The general rule for these new room arrangements was that the seating furniture should be placed in such a way that it would not be necessary for anyone to speak above a normal tone of voice when conversing. In fact, in England, even before the Regency began, it was considered very bad manners to shout across the room to anyone at a social gathering. Such behavior would have been considered thoroughly rude and boorish. Therefore, it was incumbent upon all good hosts and hostesses, or their interior designers, to furnish their rooms, particularly those in which they intended to entertain guests, with carefully placed clusters of furniture. If a drawing room had a pair of sofas, they should be placed close enough together that anyone sitting on either of them would be able to speak to each other quietly. The same should be done with small clusters of tables and chairs around the room. Similar arrangements were often made with the furniture in a lady’s sitting room or a gentleman’s book room, particularly if guests were to be entertained there.

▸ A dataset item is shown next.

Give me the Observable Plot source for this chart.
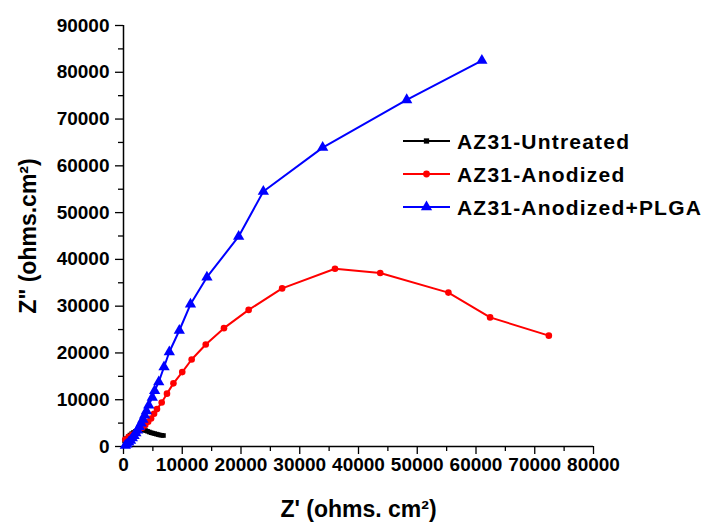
<!DOCTYPE html>
<html>
<head>
<meta charset="utf-8">
<script src="https://cdn.jsdelivr.net/npm/d3@7"></script>
<script src="https://cdn.jsdelivr.net/npm/@observablehq/plot@0.6"></script>
<style>
  html, body { margin: 0; padding: 0; background: #fff; }
  #chart svg { font-family: "Liberation Sans", Arial, sans-serif; font-weight: bold; }
</style>
</head>
<body>
<div id="chart"></div>
<script>
// ---- data ----
const seriesNames = ["AZ31-Untreated", "AZ31-Anodized", "AZ31-Anodized+PLGA"];
const seriesColors = ["#000000", "#ff0000", "#0000ff"];

const untreatedX = [200, 500, 800, 1100, 1400, 1700, 2000, 2300, 2600, 2900, 3200, 3500, 3800, 4100, 4400, 4700, 5000, 5300, 5600, 5900, 6200, 6500, 6800];
const untreatedY = [1250, 1700, 2100, 2450, 2750, 3000, 3200, 3350, 3450, 3550, 3550, 3500, 3400, 3250, 3100, 2950, 2850, 2750, 2650, 2550, 2450, 2400, 2350];

const anodizedX = [300, 900, 1500, 2100, 2600, 3200, 3700, 4200, 4700, 5200, 5700, 6500, 7400, 8500, 10000, 11600, 14000, 17100, 21300, 27000, 36000, 43700, 55300, 62400, 72400];
const anodizedY = [1500, 2100, 2500, 3000, 3400, 4000, 4600, 5300, 6000, 7000, 8000, 9400, 11300, 13500, 15900, 18600, 21800, 25300, 29200, 33800, 38000, 37100, 32900, 27600, 23700];

const plgaX = [300, 600, 900, 1200, 1500, 1800, 2100, 2400, 2700, 3000, 3300, 3600, 3900, 4300, 4900, 5300, 6000, 6900, 7800, 9500, 11400, 14200, 19600, 23800, 33900, 48200, 61000];
const plgaY = [200, 500, 900, 1300, 1800, 2300, 2900, 3500, 4200, 5000, 5800, 6700, 7600, 8800, 10500, 11900, 13800, 17000, 20200, 24800, 30400, 36200, 44900, 54500, 63900, 74100, 82500];

const xTicksMajor = [0, 10000, 20000, 30000, 40000, 50000, 60000, 70000, 80000];
const xTicksMinor = [5000, 15000, 25000, 35000, 45000, 55000, 65000, 75000];
const yTicksMajor = [0, 10000, 20000, 30000, 40000, 50000, 60000, 70000, 80000, 90000];
const yTicksMinor = [5000, 15000, 25000, 35000, 45000, 55000, 65000, 75000, 85000];

const xLabel = "Z' (ohms. cm²)";
const yLabel = "Z\" (ohms.cm²)";

// ---- build tables ----
const untreated = untreatedX.map((x, i) => ({x, y: untreatedY[i]}));
const anodized = anodizedX.map((x, i) => ({x, y: anodizedY[i]}));
const plga = plgaX.map((x, i) => ({x, y: plgaY[i]}));

const W = 707, H = 529;
const plot = Plot.plot({
  width: W,
  height: H,
  marginLeft: 123,
  marginRight: 114,
  marginTop: 25,
  marginBottom: 83,
  x: {domain: [0, 80000]},
  y: {domain: [0, 90000]},
  style: {fontSize: "19px", fontWeight: "bold", fontFamily: "'Liberation Sans', Arial, sans-serif"},
  marks: [
    Plot.axisX(xTicksMajor, {tickSize: 8, tickPadding: 3, tickFormat: d => String(d), label: null, fontSize: 19, stroke: "#000", strokeWidth: 1.3}),
    Plot.axisX(xTicksMinor, {tickSize: 5, tickFormat: () => "", label: null, strokeWidth: 1.3}),
    Plot.axisY(yTicksMajor, {tickSize: 8, tickPadding: 6, tickFormat: d => String(d), label: null, fontSize: 19, strokeWidth: 1.3}),
    Plot.axisY(yTicksMinor, {tickSize: 5, tickFormat: () => "", label: null, strokeWidth: 1.3}),
    Plot.ruleX([0], {strokeWidth: 1.5}),
    Plot.ruleY([0], {strokeWidth: 1.5}),
    Plot.line(untreated, {x: "x", y: "y", stroke: seriesColors[0], strokeWidth: 2}),
    Plot.dot(untreated, {x: "x", y: "y", symbol: "square", r: 2.6, fill: seriesColors[0]}),
    Plot.line(anodized, {x: "x", y: "y", stroke: seriesColors[1], strokeWidth: 2}),
    Plot.dot(anodized, {x: "x", y: "y", symbol: "circle", r: 3.3, fill: seriesColors[1]}),
    Plot.line(plga, {x: "x", y: "y", stroke: seriesColors[2], strokeWidth: 2}),
    Plot.dot(plga, {x: "x", y: "y", symbol: "triangle", r: 4.2, fill: seriesColors[2]}),
    Plot.text([xLabel], {frameAnchor: "bottom", dy: 70, fontSize: 23, fontWeight: "bold", textAnchor: "middle"}),
    Plot.text([yLabel], {frameAnchor: "left", dx: -95, rotate: -90, fontSize: 23, fontWeight: "bold", textAnchor: "middle"})
  ]
});

// ---- legend inside the plot area ----
const svg = d3.select(plot);
const legend = svg.append("g").attr("class", "legend").attr("text-anchor", "start");
const symbols = [d3.symbolSquare, d3.symbolCircle, d3.symbolTriangle];
const symSizes = [28, 36, 55];
seriesNames.forEach((name, i) => {
  const yy = 141 + i * 33;
  legend.append("line")
    .attr("x1", 403).attr("x2", 450).attr("y1", yy).attr("y2", yy)
    .attr("stroke", seriesColors[i]).attr("stroke-width", 2);
  legend.append("path")
    .attr("d", d3.symbol(symbols[i], symSizes[i])())
    .attr("transform", `translate(426.5,${yy})`)
    .attr("fill", seriesColors[i]);
  legend.append("text")
    .attr("x", 457).attr("y", yy).attr("dy", "0.36em")
    .attr("text-anchor", "start")
    .attr("font-size", 21).attr("font-weight", "bold")
    .attr("letter-spacing", "1.2px")
    .attr("fill", "#000")
    .text(name);
});

document.getElementById("chart").appendChild(plot);
</script>
</body>
</html>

Of course, there were a few very stubborn people who refused to embrace this new fashion in furniture arrangement or social conversation. They continued to keep their furniture against the walls of their rooms, and when they had guests, they pulled all the chairs, and/or other seating furniture, into a circle in the center of the room. For those of you who have seen the 1995 film version of Pride and Prejudice, you have seen a good example of this practice, when Elizabeth Bennett was visiting Rosings. Lady Catherine de Bourgh had her drawing room furniture arranged in such a way that everyone in attendance had to sit in a circle, thereby enabling her to hear everyone’s conversations. Remember how annoyed she was when Mr. Darcy went over to converse with Elizabeth Bennett while she was playing the piano? It was because Lady Catherine could not hear what was being said and therefore reprimanded them, "I must have my share in the conversation!" With this scene, Jane Austen was able to show up Lady Catherine as an old-fashioned and nosy busy-body without actually having to state that fact. Austen’s readers would have immediately understood the author’s message with regard to this character.
Dear Regency Authors, might you place furniture against the walls in the home of one of your more old-fashioned characters? Will that same character also require guests in their home to be seated in conversation circle rather than allowing those guests to break up into small groups after dinner? Or, could it be that one or more of your older characters might comment upon how things were done in their day, when everyone sat together after dinner? Will those remarks be disparaging of the new fashion, or will they support it, preferring the new style to the old? Mayhap an elderly, curmudgeonly character complains about banging their shins against the furniture while walking through the house at night, because the furniture is out in the middle of the room, they are used to having it against the walls and they are too miserly to carry a candle. Are there other ways in which these old-fashioned furniture arrangement practices might help to serve the plot of a Regency romance?